The difference quotient is a fundamental tool in calculus that measures the average rate of change of a function over a given interval. It is usually represented in the form \(\frac{f(x+h) - f(x)}{h}\), where \(h\) is the change in the input value of the function \(f\). In simple terms, it compares the difference in the function's output values to the difference in its input values.

For the problem at hand, the difference quotient is expressed as \(\frac{g(t) - g(a)}{t - a}\), which calculates the average rate of change of the function \(g\) from \(a\) to \(t\). This quotient is crucial as it lays the foundation for understanding the behavior of the function as the input value \(t\) approaches \(a\). It is a stepping stone towards finding the precise instantaneous rate of change or the function's derivative at a specific point.

The slope of a tangent line to a curve at a given point is a measure of how steep the line is at that precise location. It reflects the rate of change of the function at that point and is equivalent to the value of the derivative at that same point.
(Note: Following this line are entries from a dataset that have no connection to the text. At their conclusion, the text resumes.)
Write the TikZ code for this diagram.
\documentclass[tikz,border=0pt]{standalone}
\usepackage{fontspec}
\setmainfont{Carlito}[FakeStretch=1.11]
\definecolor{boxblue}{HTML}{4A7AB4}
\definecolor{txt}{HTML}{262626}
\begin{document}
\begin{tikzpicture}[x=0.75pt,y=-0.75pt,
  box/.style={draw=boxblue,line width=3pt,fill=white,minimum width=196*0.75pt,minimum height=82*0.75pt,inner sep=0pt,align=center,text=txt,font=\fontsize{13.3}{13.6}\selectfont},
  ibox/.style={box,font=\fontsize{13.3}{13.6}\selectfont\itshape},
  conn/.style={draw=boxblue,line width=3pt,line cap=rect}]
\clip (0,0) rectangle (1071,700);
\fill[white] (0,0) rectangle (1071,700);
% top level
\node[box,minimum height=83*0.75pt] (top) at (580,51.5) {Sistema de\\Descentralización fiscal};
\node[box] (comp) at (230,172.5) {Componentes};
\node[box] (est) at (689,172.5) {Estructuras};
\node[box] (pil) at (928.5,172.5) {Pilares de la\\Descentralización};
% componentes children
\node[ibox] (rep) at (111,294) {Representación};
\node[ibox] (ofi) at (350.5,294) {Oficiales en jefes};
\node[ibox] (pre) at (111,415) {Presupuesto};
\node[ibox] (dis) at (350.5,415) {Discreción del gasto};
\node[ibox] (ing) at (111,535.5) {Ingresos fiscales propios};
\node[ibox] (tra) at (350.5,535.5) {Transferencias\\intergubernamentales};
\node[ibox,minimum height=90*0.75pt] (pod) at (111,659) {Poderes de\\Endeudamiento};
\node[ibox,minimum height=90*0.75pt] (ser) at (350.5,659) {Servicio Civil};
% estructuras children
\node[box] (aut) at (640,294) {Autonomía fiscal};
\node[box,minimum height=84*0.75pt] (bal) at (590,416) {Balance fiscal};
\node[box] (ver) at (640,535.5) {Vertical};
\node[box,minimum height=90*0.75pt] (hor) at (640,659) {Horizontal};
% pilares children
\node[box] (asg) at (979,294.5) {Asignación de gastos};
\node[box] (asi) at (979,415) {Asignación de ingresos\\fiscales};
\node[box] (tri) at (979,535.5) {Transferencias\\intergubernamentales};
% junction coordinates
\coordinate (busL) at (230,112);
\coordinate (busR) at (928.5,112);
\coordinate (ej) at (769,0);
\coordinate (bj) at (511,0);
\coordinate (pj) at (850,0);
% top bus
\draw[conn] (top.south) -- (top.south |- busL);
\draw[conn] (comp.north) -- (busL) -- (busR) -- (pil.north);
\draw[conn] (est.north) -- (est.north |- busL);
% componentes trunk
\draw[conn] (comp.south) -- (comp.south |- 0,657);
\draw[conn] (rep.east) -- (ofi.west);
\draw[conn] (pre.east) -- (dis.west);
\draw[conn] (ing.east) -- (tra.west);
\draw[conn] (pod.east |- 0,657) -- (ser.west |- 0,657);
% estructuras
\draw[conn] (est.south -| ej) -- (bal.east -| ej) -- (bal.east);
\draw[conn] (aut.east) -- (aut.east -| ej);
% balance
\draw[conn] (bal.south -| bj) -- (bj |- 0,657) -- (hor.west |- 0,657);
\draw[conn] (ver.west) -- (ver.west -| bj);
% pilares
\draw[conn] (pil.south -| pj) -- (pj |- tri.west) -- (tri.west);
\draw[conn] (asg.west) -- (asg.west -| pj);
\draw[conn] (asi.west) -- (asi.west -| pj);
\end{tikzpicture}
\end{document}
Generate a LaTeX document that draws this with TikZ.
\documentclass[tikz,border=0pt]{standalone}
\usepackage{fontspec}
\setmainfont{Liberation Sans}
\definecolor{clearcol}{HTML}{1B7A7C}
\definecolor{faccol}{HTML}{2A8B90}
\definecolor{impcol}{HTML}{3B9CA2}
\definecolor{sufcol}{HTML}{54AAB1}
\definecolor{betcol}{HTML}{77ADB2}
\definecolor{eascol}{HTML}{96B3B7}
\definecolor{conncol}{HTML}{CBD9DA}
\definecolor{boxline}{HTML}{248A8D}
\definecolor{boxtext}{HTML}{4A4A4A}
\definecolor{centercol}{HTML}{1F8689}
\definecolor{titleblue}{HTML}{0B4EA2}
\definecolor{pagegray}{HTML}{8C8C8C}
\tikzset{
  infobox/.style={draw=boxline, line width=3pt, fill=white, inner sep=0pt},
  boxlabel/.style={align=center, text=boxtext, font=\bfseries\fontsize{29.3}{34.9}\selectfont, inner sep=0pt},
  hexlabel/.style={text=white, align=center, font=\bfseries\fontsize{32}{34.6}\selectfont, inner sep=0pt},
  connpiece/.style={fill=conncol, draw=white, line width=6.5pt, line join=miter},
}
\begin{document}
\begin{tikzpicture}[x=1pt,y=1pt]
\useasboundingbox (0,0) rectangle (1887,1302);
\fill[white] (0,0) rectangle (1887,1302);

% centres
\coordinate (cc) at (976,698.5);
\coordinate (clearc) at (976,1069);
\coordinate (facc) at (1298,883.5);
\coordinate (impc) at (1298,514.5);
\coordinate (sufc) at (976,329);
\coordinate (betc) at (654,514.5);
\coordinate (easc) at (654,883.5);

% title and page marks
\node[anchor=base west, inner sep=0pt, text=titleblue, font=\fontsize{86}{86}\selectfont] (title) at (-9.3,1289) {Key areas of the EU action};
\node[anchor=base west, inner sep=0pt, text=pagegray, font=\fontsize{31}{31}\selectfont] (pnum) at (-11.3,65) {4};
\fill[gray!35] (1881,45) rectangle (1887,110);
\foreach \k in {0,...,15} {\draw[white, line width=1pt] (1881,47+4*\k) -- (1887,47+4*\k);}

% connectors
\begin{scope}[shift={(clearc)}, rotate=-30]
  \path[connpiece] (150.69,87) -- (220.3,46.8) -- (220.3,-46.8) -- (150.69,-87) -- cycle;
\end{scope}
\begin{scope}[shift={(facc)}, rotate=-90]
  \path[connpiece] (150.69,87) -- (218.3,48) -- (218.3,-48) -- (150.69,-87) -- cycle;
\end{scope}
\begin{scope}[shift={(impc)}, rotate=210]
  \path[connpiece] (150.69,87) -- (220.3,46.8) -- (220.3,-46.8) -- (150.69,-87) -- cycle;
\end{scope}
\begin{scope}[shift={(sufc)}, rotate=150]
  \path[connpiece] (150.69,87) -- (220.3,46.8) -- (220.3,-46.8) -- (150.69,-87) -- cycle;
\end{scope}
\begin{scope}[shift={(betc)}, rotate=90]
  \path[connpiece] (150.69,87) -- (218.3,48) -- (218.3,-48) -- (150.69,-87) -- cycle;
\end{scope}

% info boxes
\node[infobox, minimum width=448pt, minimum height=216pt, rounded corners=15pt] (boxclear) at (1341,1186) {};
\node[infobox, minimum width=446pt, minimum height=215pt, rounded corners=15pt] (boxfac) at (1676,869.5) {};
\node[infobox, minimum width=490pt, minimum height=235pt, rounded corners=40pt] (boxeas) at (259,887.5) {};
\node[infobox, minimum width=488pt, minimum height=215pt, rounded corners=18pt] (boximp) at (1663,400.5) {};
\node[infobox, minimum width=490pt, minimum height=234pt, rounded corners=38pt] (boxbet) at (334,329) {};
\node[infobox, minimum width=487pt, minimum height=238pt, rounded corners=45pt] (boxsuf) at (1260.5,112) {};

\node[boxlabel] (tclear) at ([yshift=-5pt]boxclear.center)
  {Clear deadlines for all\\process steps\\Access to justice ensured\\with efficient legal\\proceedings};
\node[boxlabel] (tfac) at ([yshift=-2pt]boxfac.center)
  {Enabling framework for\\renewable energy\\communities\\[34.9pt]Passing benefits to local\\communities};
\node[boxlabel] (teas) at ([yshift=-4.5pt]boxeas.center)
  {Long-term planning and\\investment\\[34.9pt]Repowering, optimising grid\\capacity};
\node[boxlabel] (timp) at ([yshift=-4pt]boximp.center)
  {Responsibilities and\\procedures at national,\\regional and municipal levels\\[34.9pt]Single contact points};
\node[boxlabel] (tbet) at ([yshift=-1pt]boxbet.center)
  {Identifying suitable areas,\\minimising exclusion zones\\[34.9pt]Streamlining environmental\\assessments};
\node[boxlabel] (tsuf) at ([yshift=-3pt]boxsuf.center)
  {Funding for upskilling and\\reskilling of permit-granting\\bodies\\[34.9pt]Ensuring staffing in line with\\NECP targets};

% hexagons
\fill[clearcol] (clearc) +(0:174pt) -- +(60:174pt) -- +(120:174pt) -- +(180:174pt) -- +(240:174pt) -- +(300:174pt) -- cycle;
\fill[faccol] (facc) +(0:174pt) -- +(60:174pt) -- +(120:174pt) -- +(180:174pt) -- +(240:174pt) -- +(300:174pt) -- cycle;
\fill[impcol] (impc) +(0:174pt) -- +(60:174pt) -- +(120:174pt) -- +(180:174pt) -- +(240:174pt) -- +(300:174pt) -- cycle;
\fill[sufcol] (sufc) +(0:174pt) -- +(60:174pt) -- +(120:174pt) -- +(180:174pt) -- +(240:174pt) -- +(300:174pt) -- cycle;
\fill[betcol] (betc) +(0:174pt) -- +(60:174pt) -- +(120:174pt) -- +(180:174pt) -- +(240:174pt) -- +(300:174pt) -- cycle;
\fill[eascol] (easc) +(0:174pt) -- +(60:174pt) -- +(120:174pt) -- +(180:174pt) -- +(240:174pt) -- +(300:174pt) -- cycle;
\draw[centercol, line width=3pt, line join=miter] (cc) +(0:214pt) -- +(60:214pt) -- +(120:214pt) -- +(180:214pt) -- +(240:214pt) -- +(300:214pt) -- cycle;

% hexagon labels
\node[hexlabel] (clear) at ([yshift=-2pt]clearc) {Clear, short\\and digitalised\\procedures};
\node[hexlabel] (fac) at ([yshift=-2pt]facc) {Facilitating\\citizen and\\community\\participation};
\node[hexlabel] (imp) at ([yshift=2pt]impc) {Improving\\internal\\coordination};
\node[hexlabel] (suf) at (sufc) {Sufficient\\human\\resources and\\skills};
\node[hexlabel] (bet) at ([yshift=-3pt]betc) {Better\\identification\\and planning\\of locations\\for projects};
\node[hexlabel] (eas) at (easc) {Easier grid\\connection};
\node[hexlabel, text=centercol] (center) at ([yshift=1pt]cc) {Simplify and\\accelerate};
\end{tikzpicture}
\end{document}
In the context of the exercise, the slope of the tangent line \(g^\prime(a)\) is what we are ultimately trying to find. By taking the limit of the difference quotient as \(t\) approaches \(a\), we are honing in on the infinitesimally small interval around \(a\) to determine the function's rate of change at \(a\) itself. This action essentially transitions the average slope of the secant line into the precise slope of the tangent line.

Conversely, the slope of a secant line is the average rate of change of the function across two points. In the problem provided, these two points are \(A=(a, g(a))\) and \(Q=(t, g(t))\). The secant line slope can be visualized as the slope of the straight line that connects two points on the curve of the function \(g\).

The formula \(\frac{g(t) - g(a)}{t - a}\) represents the slope of this secant line. As \(t\) varies, the slope of the secant line provides an average rate of change between \(A\) and \(Q\). This concept is important because as \(t\) gets closer to \(a\), the secant line starts to resemble the tangent line at \(A\), leading us towards the derivative.

The limit of a function is a fundamental concept in calculus that describes the behavior of a function as the input approaches a certain value. The limit does not necessarily represent the function's output at that value, but rather where the function's value is headed or the trend it displays.

Applying the concept of limits to the difference quotient \(\frac{g(t) - g(a)}{t - a}\) as \(t\) approaches \(a\) leads to understanding the derivative \(g^\prime(a)\). In this exercise, taking the limit of the difference quotient allows us to move from the average rate of change over an interval to the instantaneous rate of change at a point - which provides us with \(g^\prime(a)\), the exact slope of the tangent line at \(a\). Understanding the calculation of limits is crucial as they are the gateway to finding derivatives, which have numerous applications across various fields of study.